(What is asked) In the listing that follows, count every line with the word "chart" in it and write only the total.

[Start Entries provided]

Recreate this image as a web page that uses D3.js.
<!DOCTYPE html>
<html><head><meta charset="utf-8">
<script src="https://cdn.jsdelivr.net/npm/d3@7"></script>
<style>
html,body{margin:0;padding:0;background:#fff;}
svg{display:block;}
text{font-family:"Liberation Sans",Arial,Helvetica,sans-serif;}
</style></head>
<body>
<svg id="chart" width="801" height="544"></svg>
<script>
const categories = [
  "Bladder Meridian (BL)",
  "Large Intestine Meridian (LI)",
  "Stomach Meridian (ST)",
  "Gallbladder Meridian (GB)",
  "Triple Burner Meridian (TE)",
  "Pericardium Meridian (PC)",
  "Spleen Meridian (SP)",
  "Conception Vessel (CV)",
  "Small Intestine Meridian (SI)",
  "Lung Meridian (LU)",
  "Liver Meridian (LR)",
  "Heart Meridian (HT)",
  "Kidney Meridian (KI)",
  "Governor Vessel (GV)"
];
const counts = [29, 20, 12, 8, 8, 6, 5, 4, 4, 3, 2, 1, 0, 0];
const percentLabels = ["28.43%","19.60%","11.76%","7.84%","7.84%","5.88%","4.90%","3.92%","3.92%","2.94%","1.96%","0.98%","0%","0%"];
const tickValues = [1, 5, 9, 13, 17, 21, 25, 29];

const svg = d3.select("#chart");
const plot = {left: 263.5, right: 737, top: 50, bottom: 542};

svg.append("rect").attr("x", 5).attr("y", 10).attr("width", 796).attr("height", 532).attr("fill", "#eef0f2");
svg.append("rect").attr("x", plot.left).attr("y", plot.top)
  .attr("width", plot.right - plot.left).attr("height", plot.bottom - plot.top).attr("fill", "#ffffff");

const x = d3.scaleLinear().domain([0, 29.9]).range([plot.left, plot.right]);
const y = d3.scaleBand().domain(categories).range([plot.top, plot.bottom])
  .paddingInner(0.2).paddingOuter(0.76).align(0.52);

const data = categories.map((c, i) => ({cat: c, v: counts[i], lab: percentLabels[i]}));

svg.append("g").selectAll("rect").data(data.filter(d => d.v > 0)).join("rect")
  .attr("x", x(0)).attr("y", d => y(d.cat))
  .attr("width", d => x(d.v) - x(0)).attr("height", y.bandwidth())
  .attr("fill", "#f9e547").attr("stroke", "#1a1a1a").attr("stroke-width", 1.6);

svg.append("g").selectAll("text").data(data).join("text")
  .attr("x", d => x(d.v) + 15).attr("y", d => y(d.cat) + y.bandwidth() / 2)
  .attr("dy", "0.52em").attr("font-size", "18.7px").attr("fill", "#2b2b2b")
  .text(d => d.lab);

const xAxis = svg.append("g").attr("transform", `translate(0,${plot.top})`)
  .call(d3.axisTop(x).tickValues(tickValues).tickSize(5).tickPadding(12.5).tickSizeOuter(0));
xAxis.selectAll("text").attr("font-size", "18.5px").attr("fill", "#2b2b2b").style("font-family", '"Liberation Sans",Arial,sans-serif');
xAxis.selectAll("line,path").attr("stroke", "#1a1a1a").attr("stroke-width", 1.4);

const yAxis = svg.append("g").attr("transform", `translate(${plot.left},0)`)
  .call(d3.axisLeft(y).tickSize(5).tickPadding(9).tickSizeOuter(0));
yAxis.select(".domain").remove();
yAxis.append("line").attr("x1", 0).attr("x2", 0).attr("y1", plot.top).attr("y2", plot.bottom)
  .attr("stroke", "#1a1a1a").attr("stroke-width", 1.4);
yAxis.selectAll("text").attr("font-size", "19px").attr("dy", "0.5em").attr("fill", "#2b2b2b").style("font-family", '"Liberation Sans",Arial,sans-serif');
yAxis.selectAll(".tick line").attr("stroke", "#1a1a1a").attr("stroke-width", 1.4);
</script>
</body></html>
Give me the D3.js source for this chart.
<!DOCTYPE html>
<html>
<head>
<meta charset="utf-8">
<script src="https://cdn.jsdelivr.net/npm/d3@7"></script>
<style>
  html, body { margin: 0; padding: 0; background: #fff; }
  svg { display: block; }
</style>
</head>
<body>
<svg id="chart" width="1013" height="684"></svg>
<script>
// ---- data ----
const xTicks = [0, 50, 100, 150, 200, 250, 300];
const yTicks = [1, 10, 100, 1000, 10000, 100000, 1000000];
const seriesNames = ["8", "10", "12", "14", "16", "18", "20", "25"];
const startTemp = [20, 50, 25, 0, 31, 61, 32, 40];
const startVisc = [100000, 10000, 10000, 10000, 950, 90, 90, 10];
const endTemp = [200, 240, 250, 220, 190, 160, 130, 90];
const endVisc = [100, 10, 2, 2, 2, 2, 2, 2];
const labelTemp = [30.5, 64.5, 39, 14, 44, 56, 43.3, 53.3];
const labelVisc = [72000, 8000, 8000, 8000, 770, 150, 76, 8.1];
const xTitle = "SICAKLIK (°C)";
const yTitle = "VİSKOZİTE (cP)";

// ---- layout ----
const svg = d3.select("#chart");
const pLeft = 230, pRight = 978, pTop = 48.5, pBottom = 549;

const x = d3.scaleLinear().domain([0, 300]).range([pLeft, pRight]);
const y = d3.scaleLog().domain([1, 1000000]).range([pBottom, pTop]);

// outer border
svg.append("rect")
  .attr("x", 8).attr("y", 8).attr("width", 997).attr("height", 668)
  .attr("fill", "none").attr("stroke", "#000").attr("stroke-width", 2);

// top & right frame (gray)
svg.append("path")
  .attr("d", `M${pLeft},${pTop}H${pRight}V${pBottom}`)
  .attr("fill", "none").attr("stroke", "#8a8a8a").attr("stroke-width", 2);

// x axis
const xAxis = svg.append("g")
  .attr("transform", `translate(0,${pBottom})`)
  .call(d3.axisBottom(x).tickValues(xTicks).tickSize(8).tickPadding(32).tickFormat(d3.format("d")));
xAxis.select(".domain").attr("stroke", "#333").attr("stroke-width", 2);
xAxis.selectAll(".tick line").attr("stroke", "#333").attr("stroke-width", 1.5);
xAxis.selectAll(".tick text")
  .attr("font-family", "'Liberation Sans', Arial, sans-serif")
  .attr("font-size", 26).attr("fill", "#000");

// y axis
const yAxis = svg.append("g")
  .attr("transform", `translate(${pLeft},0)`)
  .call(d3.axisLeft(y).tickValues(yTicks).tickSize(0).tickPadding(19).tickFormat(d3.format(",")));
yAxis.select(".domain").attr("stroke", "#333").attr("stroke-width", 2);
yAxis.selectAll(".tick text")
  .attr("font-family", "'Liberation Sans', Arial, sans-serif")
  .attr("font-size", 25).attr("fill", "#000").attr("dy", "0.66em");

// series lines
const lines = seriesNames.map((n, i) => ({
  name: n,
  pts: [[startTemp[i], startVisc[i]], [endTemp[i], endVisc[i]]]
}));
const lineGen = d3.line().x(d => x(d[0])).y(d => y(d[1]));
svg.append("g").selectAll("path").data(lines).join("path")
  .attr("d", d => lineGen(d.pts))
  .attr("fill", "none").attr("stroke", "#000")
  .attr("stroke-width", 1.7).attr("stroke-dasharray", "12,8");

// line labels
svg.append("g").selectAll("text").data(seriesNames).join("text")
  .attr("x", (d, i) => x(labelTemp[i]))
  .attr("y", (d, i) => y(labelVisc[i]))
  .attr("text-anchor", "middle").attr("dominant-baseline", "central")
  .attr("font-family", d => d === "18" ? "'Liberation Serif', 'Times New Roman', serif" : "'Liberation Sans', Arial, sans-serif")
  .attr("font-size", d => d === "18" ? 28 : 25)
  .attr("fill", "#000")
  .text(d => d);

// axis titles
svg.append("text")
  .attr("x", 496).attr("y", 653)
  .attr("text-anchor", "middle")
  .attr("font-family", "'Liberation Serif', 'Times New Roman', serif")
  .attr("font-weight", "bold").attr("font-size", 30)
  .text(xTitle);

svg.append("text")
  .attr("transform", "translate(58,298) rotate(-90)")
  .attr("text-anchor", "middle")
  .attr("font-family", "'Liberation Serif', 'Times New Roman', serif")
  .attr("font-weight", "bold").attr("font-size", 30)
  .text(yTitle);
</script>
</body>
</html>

[End Entries provided]

(Completed exercise) 5